Musical Family: The Townshends
Time again for the next segment of Like Father, Like Son, except today, I’m going to expand it a bit to include a daughter. If you recall, in the first segment, we talked about Willie & Lukas Nelson. Then we talked about Leonard & Adam Cohen , and then about Tim & Jeff Buckley. Last time we talked about the Glen Campbell family. Today, we’re going to talk about yet another musical family.
The Townshend Family
Cliff Townshend was born to Dorothy and Horace Townshend on 28 January 1916. The couple had been married in 1910 in Brentford, and were both musicians who played in Concert Party shows for the troops during World War I. Cliff showed an early interest in music and was in a band by 1932 while still attending Latymer Upper School in Hammersmith, London. Showing a streak of rebellion, he was expelled from school for playing at Bottle Parties while still a teenager, adult parties which featured smoking and drinking as well as innovative popular music. Later he played at such venues as the Stork Club and with the Billy Wiltshire Band.
In 1939 World War II was declared in England, and in 1940 Cliff enlisted in the Royal Air Force. Before ending up with The Squadronaires, he played in a number of small bands as part of his duties, as the RAF high command recognized the high morale value of popular music. During the early days of the war, he met Betty Dennis. Betty had enlisted in 1941 at age sixteen, and she drove a truck and sang with some of the RAF bands. They were married 16 April 1944 in Pontypool, South Wales, where they were stationed. By this time, Cliff Townshend had achieved the rank of Lance Corporal.
In 1956, Cliff Townshend released a solo recording of “Unchained Melody” which made him something of a pop star, and royalties from the record were welcome. Cliff and Betty Townshend’s second son Paul Townshend was born in 1957, and the family moved to a larger flat in Ealing Common. In the same year, Cliff took his son Pete to see the film Rock Around the Clock with Bill Haley, and then to a live Bill Haley concert at Regal Cinema at Marble Arch.
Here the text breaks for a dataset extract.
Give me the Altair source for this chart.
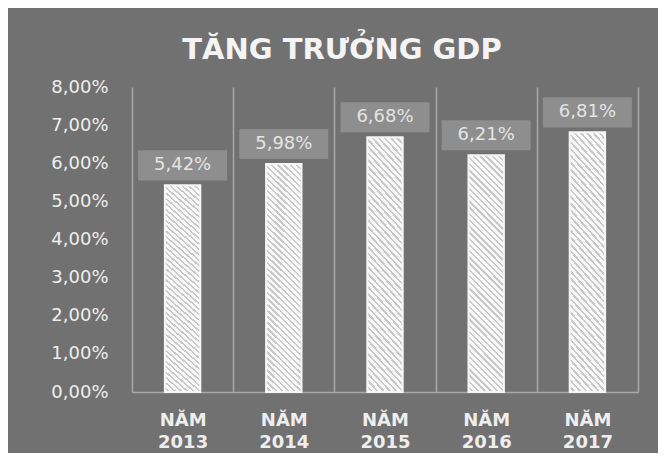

Cliff thought the music “had some swing.”
Pete Townshend is the first born of Cliff and Betty Townshend. He is an English musician, singer, songwriter, and multi-instrumentalist, best known as the lead guitarist, backing vocalist, and main songwriter for the rock band The Who. His career with the Who spans over 50 years, during which time the band grew to be considered one of the most influential bands of the 20th century.
Pete was married to Karen Astley from 1968 - 2009. Karen's father, Edwin was a television writer and composer, famous for his work on The Saint and The Danger Man. By coincidence, Edwin had often opened for Townshend's father, Cliff's band, The Squadronaires.
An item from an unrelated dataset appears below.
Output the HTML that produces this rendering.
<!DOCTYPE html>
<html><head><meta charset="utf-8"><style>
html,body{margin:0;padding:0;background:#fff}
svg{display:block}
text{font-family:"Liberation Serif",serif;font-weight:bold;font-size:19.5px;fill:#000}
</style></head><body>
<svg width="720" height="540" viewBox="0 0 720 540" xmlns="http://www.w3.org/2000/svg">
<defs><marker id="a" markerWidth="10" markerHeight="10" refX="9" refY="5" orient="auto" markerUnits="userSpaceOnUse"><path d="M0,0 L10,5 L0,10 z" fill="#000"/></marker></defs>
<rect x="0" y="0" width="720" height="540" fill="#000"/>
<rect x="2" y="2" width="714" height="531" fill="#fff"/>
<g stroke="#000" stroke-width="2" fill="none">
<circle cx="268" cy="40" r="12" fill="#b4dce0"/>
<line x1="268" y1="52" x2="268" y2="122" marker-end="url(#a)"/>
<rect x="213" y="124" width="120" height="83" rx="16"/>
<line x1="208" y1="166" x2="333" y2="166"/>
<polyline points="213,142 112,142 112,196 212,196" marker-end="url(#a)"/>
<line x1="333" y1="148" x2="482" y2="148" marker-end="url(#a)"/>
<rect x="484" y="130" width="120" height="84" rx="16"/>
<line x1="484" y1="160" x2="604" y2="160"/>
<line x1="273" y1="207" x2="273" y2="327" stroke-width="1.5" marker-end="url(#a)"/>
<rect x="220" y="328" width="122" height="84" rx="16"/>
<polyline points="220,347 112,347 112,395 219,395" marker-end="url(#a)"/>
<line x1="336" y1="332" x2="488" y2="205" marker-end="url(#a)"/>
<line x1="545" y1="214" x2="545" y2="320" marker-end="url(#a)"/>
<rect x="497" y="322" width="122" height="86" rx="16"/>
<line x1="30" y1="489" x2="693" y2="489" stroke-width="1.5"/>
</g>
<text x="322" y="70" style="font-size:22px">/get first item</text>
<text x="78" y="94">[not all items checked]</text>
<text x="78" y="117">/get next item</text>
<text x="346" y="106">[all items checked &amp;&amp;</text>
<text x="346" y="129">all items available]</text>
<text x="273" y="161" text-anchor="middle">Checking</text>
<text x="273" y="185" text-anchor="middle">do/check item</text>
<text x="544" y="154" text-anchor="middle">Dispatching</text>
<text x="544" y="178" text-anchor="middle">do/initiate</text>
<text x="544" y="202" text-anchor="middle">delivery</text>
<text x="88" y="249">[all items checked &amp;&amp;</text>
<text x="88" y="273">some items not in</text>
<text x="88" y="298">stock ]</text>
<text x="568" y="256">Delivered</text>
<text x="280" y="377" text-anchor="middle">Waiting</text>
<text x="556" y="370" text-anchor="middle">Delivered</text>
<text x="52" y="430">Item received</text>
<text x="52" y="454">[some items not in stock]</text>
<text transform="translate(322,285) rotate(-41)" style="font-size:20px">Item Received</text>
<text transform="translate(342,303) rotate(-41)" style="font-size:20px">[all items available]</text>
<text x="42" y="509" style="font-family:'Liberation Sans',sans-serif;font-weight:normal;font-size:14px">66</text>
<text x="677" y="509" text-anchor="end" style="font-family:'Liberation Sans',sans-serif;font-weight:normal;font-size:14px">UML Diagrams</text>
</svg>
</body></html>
In 1982, Pete’s daughters Emma and Minta made their professional music debut singing back-up on A Bao A Qu, a four-track EP by their aunt, singer-songwriter Virginia Astley, named after a Jorge Luis Borges story. Emma also sang backup on Pete Townshend's White City: A Novel album released in 1985, and appeared in the film of the same title, named after an area of West London.
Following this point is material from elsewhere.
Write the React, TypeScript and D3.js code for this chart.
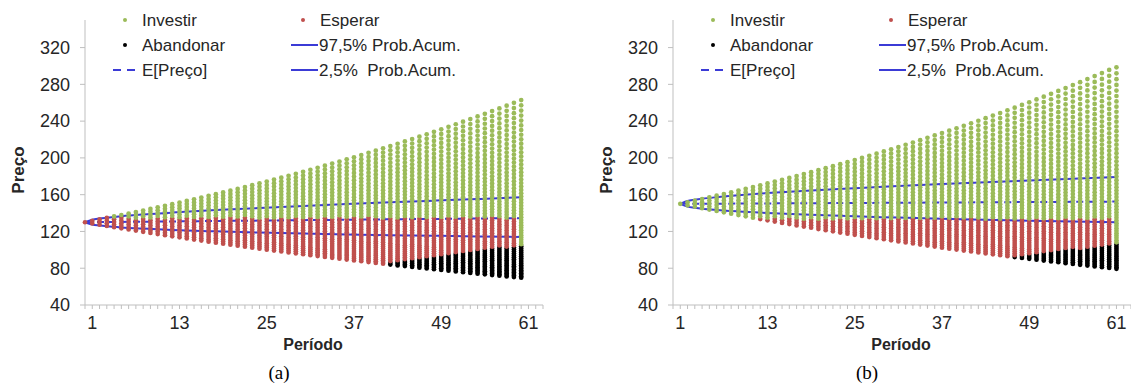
import React from 'react';
import * as d3 from 'd3';

// ---------- data ----------
const yTicks = [40, 80, 120, 160, 200, 240, 280, 320];
const xTickLabels = [1, 13, 25, 37, 49, 61];

// panel (a): lattice columns, periods 0..60
const topA = [130.0,131.5,133.1,134.7,136.3,137.9,139.5,141.1,142.8,144.5,146.2,147.9,149.7,151.4,153.2,155.0,156.9,158.7,160.6,162.5,164.4,166.3,168.3,170.3,172.3,174.3,176.4,178.5,180.6,182.7,184.9,187.1,189.3,191.5,193.8,196.1,198.4,200.7,203.1,205.5,207.9,210.4,212.9,215.4,217.9,220.5,223.1,225.7,228.4,231.1,233.8,236.6,239.4,242.2,245.1,247.9,250.9,253.8,256.8,259.9,262.9];
const bottomA = [130.0,128.7,127.3,126.0,124.7,123.4,122.1,120.9,119.6,118.4,117.2,115.9,114.7,113.6,112.4,111.2,110.1,108.9,107.8,106.7,105.6,104.5,103.4,102.3,101.3,100.2,99.2,98.2,97.2,96.2,95.2,94.2,93.2,92.2,91.3,90.3,89.4,88.5,87.6,86.7,85.8,84.9,84.0,83.1,82.3,81.4,80.6,79.7,78.9,78.1,77.3,76.5,75.7,74.9,74.1,73.4,72.6,71.9,71.1,70.4,69.7];
const investMinA = 135;
const finalInvestMinA = 106;
const abandonStartA = 42;
const abandonMaxA = [86,87,88.5,89.5,91,92,93,94,95.5,96.5,97.5,98.5,99.5,100.5,101.5,102.5,103.5,104.5];

// panel (b): lattice columns, periods 1..61
const topB = [150.0,151.7,153.5,155.3,157.1,158.9,160.7,162.6,164.5,166.4,168.3,170.2,172.2,174.2,176.2,178.2,180.3,182.4,184.5,186.6,188.8,191.0,193.2,195.4,197.7,200.0,202.3,204.6,207.0,209.4,211.8,214.3,216.7,219.3,221.8,224.4,227.0,229.6,232.2,234.9,237.6,240.4,243.2,246.0,248.8,251.7,254.6,257.6,260.5,263.6,266.6,269.7,272.8,276.0,279.2,282.4,285.7,289.0,292.3,295.7,298.5];
const bottomB = [150.0,148.4,146.9,145.3,143.8,142.3,140.8,139.3,137.8,136.4,134.9,133.5,132.1,130.7,129.3,128.0,126.6,125.3,124.0,122.6,121.4,120.1,118.8,117.6,116.3,115.1,113.9,112.7,111.5,110.3,109.2,108.0,106.9,105.7,104.6,103.5,102.4,101.3,100.3,99.2,98.2,97.1,96.1,95.1,94.1,93.1,92.1,91.2,90.2,89.2,88.3,87.4,86.5,85.5,84.6,83.7,82.9,82.0,81.1,80.3,79.4];
const investMinB = 133.8;
const finalInvestMinB = 106.5;
const abandonStartB = 46;
const abandonMaxB = [93,94,95,96,97,98,99,100,101,101.5,102.5,103.5,104.5,105];

// quantile / expectation lines (column index of knots)
const lineKnots = [0,1,2,3,5,8,12,18,24,30,36,42,48,54,60];
const upperA = [130,132.8,134.0,134.9,136.5,138.4,140.5,143.2,145.5,147.7,149.8,151.7,153.5,155.3,157.1];
const meanA = [130,130.1,130.2,130.2,130.4,130.6,130.9,131.4,131.8,132.3,132.7,133.2,133.6,134.1,134.5];
const lowerA = [130,127.4,126.4,125.6,124.4,123.1,121.7,120.1,118.8,117.7,116.8,116.0,115.3,114.6,114.0];
const upperB = [150,153.2,154.5,155.6,157.3,159.4,161.7,164.6,167.1,169.4,171.6,173.6,175.5,177.3,179.1];
const meanB = [150,150.0,150.1,150.1,150.2,150.3,150.5,150.7,151.0,151.2,151.5,151.7,152.0,152.2,152.5];
const lowerB = [150,147.0,145.8,144.8,143.4,141.8,140.1,138.1,136.4,135.1,133.8,132.7,131.7,130.8,130.0];

const legendLabels = ['Investir', 'Esperar', 'Abandonar', '97,5% Prob.Acum.', 'E[Preço]', '2,5%  Prob.Acum.'];

// ---------- styles ----------
const GREEN = '#9BBB59';
const RED = '#C0504D';
const BLACK = '#000000';
const BLUE = '#3B3BD6';
const AXIS = '#BFBFBF';
const TEXT = '#262626';
const FONT = '"Liberation Sans", Arial, sans-serif';

type PanelProps = {
  offset: number;
  firstPeriod: number;
  top: number[];
  bottom: number[];
  investMin: number;
  finalInvestMin: number;
  abandonStart: number;
  abandonMax: number[];
  upper: number[];
  mean: number[];
  lower: number[];
  caption: string;
};

function Panel(p: PanelProps) {
  const x = d3.scaleLinear().domain([0, 63]).range([85 + p.offset, 543 + p.offset]);
  const y = d3.scaleLinear().domain([40, 350]).range([305, 20]);
  const last = p.top.length - 1;

  const dots: { cx: number; cy: number; c: string }[] = [];
  for (let i = 0; i <= last; i++) {
    const period = p.firstPeriod + i;
    for (let k = 0; k <= i; k++) {
      const price = i === 0 ? p.top[0] : p.bottom[i] * Math.pow(p.top[i] / p.bottom[i], k / i);
      let c = RED;
      if (i === last) {
        c = price >= p.finalInvestMin ? GREEN : BLACK;
      } else if (price >= p.investMin) {
        c = GREEN;
      } else {
        const ai = i - p.abandonStart;
        if (ai >= 0 && ai < p.abandonMax.length && price <= p.abandonMax[ai]) c = BLACK;
      }
      dots.push({ cx: x(period), cy: y(price), c });
    }
  }

  const line = d3
    .line<number>()
    .x((_, j) => x(p.firstPeriod + lineKnots[j]))
    .y((v) => y(v))
    .curve(d3.curveMonotoneX);

  const xTicks = d3.range(0, 64);
  const lx = p.offset;

  return (
    <g>
      {/* axes */}
      <line x1={x(0)} x2={x(0)} y1={y(350)} y2={y(40)} stroke={AXIS} strokeWidth={1} />
      <line x1={x(0)} x2={x(63)} y1={y(40)} y2={y(40)} stroke={AXIS} strokeWidth={1} />
      {yTicks.map((t) => (
        <g key={'y' + t}>
          <line x1={x(0) - 5} x2={x(0)} y1={y(t)} y2={y(t)} stroke={AXIS} />
          <text x={x(0) - 15} y={y(t)} dy="0.35em" textAnchor="end" fontSize={18} fill={TEXT} fontFamily={FONT}>
            {t}
          </text>
        </g>
      ))}
      {xTicks.map((t) => (
        <line key={'xt' + t} x1={x(t)} x2={x(t)} y1={y(40)} y2={y(40) + 4} stroke={AXIS} />
      ))}
      {xTickLabels.map((t) => (
        <text key={'xl' + t} x={x(t)} y={y(40) + 18} dy="0.35em" textAnchor="middle" fontSize={18} fill={TEXT} fontFamily={FONT}>
          {t}
        </text>
      ))}
      <text x={313 + lx} y={344} dy="0.35em" textAnchor="middle" fontSize={16} fontWeight="bold" fill={TEXT} fontFamily={FONT}>
        Período
      </text>
      <text
        transform={`translate(${18 + lx},170) rotate(-90)`}
        dy="0.35em"
        textAnchor="middle"
        fontSize={17}
        fontWeight="bold"
        fill={TEXT}
        fontFamily={FONT}
      >
        Preço
      </text>
      <text x={279 + lx} y={372} dy="0.35em" textAnchor="middle" fontSize={19} fill="#000" fontFamily='"Liberation Serif", "Times New Roman", serif'>
        {p.caption}
      </text>

      {/* lines behind the dots */}
      <path d={line(p.upper) || ''} fill="none" stroke={BLUE} strokeWidth={2} />
      <path d={line(p.lower) || ''} fill="none" stroke={BLUE} strokeWidth={2} />
      <path d={line(p.mean) || ''} fill="none" stroke={BLUE} strokeWidth={2} strokeDasharray="7,5" />

      {/* lattice dots */}
      {dots.map((d, j) => (
        <circle key={j} cx={d.cx} cy={d.cy} r={2.35} fill={d.c} />
      ))}

      {/* legend */}
      <g fontFamily={FONT} fontSize={17} fill={TEXT}>
        <circle cx={125 + lx} cy={20} r={2} fill={GREEN} />
        <text x={142 + lx} y={20} dy="0.35em">{legendLabels[0]}</text>
        <circle cx={303 + lx} cy={20} r={2} fill={RED} />
        <text x={320 + lx} y={20} dy="0.35em">{legendLabels[1]}</text>
        <circle cx={125 + lx} cy={45} r={2} fill={BLACK} />
        <text x={142 + lx} y={45} dy="0.35em">{legendLabels[2]}</text>
        <line x1={291 + lx} x2={318 + lx} y1={45} y2={45} stroke={BLUE} strokeWidth={2} />
        <text x={319 + lx} y={45} dy="0.35em">{legendLabels[3]}</text>
        <line x1={113 + lx} x2={136 + lx} y1={70} y2={70} stroke={BLUE} strokeWidth={2} strokeDasharray="8,6" />
        <text x={142 + lx} y={70} dy="0.35em">{legendLabels[4]}</text>
        <line x1={291 + lx} x2={318 + lx} y1={70} y2={70} stroke={BLUE} strokeWidth={2} />
        <text x={319 + lx} y={70} dy="0.35em" style={{ whiteSpace: 'pre' }}>{legendLabels[5]}</text>
      </g>
    </g>
  );
}

export default function App() {
  return (
    <svg width={1131} height={383} style={{ position: 'absolute', left: 0, top: 0, background: '#fff' }}>
      <rect width={1131} height={383} fill="#fff" />
      <Panel
        offset={0}
        firstPeriod={0}
        top={topA}
        bottom={bottomA}
        investMin={investMinA}
        finalInvestMin={finalInvestMinA}
        abandonStart={abandonStartA}
        abandonMax={abandonMaxA}
        upper={upperA}
        mean={meanA}
        lower={lowerA}
        caption="(a)"
      />
      <Panel
        offset={588}
        firstPeriod={1}
        top={topB}
        bottom={bottomB}
        investMin={investMinB}
        finalInvestMin={finalInvestMinB}
        abandonStart={abandonStartB}
        abandonMax={abandonMaxB}
        upper={upperB}
        mean={meanB}
        lower={lowerB}
        caption="(b)"
      />
    </svg>
  );
}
Emma's record deal with EastWest Records, part of the Warner Music Group, extended from 1995-1998, and she released the album Winterland in 1998, named after a celebrated sixties San Francisco music venue. The album was well received, garnering good reviews. She provided vocals for "We Can Fly Away", written by Sandy McLelland and Paul Lowin, which was the theme song in the 1999 made-for-TV movie The Magical Legend of the Leprechauns, (which coincidentally featured The Who's lead singer Roger Daltrey in an acting role).This song has become her most popular, despite its lack of common ground with material issued under her own name.
Pete’s younger brother, Simon, is also a guitarist, singer, and songwriter. He is most associated with The Who and the various side projects of its original members. Simon Townshend has also performed with numerous other acts including Pearl Jam, Dave Grohl and Jeff Beck.
At the age of nine, Simon Townshend recorded backing vocals to the track "Smash the Mirror" with his brother Paul Townshend on The Who's rock opera Tommy and in 1975 appeared as the Newsboy in the 1975 film, Tommy.
In 1974, Simon released his debut single When I'm a Man at the early age of 13 and 9 years later in 1983 he released his first solo album Sweet Sound and then Moving Target in 1985.
In 1989 Simon also appeared on Pete's fifth solo album The Iron Man: The Musical by Pete Townshend, singing on the short song "Man Machines" and an alternative version of "Dig".
And in 1994 he toured with The Who's lead vocalist Roger Daltrey on the Daltrey Sings Townshend tour.